Propaganda is formally defined as political information that is often misleading or one sided. I dont think I could ever call propaganda acceptable, but I agee that advertising is not always a problem, its entirely dependent on how its structured. But then most countries have laws to deal with misleading advertising, and in fact I lodged a complaint once, and the advertisement was removed from television.
But we don't deal with misleading rhetoric in public discussion so well. I suppose free speech is paramount, but I can only hope for spreading better awareness of the nature and unacceptability of misleading rhetoric and shaming people into using more open and transparent debate.
nigelj,
There are a variety of definitions of propaganda (and advertising). And propaganda does not have to be misleading or harmful.
My 1985 edition of The Concise Oxford Dictionary defies propaganda as: association or organized scheme for propagation of a doctrine or practice; or doctrines, information, etc., thus propagated.
Merriam-Webster On-Line Dictionary currently defines it as: the spreading of ideas, information, or rumor for the purpose of helping or injuring an institution, a cause, or a person; or ideas, facts, or allegations spread deliberately to further one's cause or to damage an opposing cause.

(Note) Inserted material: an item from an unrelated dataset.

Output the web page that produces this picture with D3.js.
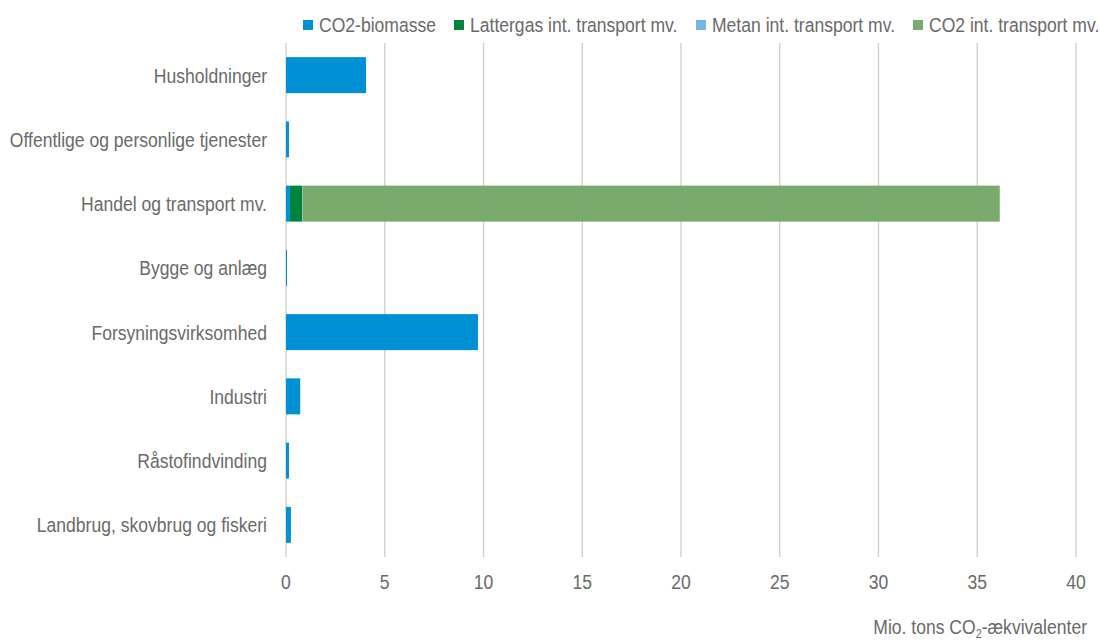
<!DOCTYPE html>
<html><head><meta charset="utf-8">
<script src="https://cdn.jsdelivr.net/npm/d3@7"></script>
<style>body{margin:0;background:#fff}svg{display:block}</style>
</head><body><svg id="c" width="1100" height="640"></svg>
<script>
const categories = ["Husholdninger","Offentlige og personlige tjenester","Handel og transport mv.","Bygge og anlæg","Forsyningsvirksomhed","Industri","Råstofindvinding","Landbrug, skovbrug og fiskeri"];
const seriesNames = ["CO2-biomasse","Lattergas int. transport mv.","Metan int. transport mv.","CO2 int. transport mv."];
const co2Biomasse = [4.05, 0.15, 0.2, 0.05, 9.72, 0.72, 0.15, 0.25];
const lattergas   = [0, 0, 0.62, 0, 0, 0, 0, 0];
const metan       = [0, 0, 0.02, 0, 0, 0, 0, 0];
const co2Int      = [0, 0, 35.3, 0, 0, 0, 0, 0];
const xTicks = [0,5,10,15,20,25,30,35,40];
const colors = ["#0090d4","#00843d","#74b5e4","#79ab6e"];
const font = "'Liberation Sans',Arial,sans-serif";
const txt = "#6a6a6a";
const FS = 19.5, SX = 0.9;

const svg = d3.select("#c");
const m = {l:286, r:1076, t:43, b:557};
const x = d3.scaleLinear().domain([0,40]).range([m.l, m.r]);
const y = d3.scaleBand().domain(categories).range([m.t, m.b]).paddingInner(0.44).paddingOuter(0.22);

const rows = categories.map((c,i)=>({cat:c, v:[co2Biomasse[i], lattergas[i], metan[i], co2Int[i]]}));
const stack = d3.stack().keys([0,1,2,3]).value((d,k)=>d.v[k]);
const layers = stack(rows);

function label(g, px, py, anchor, s, size){
  return g.append("text").attr("transform",`translate(${px},${py}) scale(${SX},1)`)
    .attr("text-anchor",anchor).attr("font-family",font).attr("font-size",size||FS).attr("fill",txt).text(s);
}

// gridlines
svg.append("g").selectAll("line").data(xTicks).join("line")
  .attr("x1",d=>x(d)).attr("x2",d=>x(d)).attr("y1",m.t).attr("y2",m.b)
  .attr("stroke","#cfcfc6").attr("stroke-width",1.3);

svg.append("g").selectAll("g").data(layers).join("g").attr("fill",(d,i)=>colors[i])
  .selectAll("rect").data(d=>d).join("rect")
  .attr("x",d=>x(d[0])).attr("width",d=>Math.max(0,x(d[1])-x(d[0])))
  .attr("y",d=>y(d.data.cat)).attr("height",y.bandwidth());

// x tick labels
const tg = svg.append("g");
xTicks.forEach(d=>label(tg, x(d), 589, "middle", d));

// category labels
const cg = svg.append("g");
categories.forEach(c=>label(cg, 267, y(c)+y.bandwidth()/2+7.5, "end", c));

// axis title
const t = svg.append("text").attr("transform","translate(1087,634) scale(0.9,1)").attr("text-anchor","end")
  .attr("font-family",font).attr("font-size",FS).attr("fill",txt);
t.append("tspan").text("Mio. tons CO");
t.append("tspan").attr("font-size",12).attr("dy",4).text("2");
t.append("tspan").attr("dy",-4).text("-ækvivalenter");

// legend
const legX = [303, 454, 696, 913];
const lg = svg.append("g");
seriesNames.forEach((s,i)=>{
  lg.append("rect").attr("x",legX[i]).attr("y",20).attr("width",10).attr("height",10).attr("fill",colors[i]);
  label(lg, legX[i]+16, 32, "start", s);
});
</script></body></html>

And if it is Capitalized it is: a congregation of the Roman curia having jurisdiction over missionary territories and related institutions
So, in the minds of many, propaganda has only negative connotations. But that is a recent development. And it is not a fair re-definition since propaganda can be helpful to the development of a sustainable better future for humanity, but such helpful propaganda from elected leaders can be easily attacked by simply unfairly declaring it to be propaganda.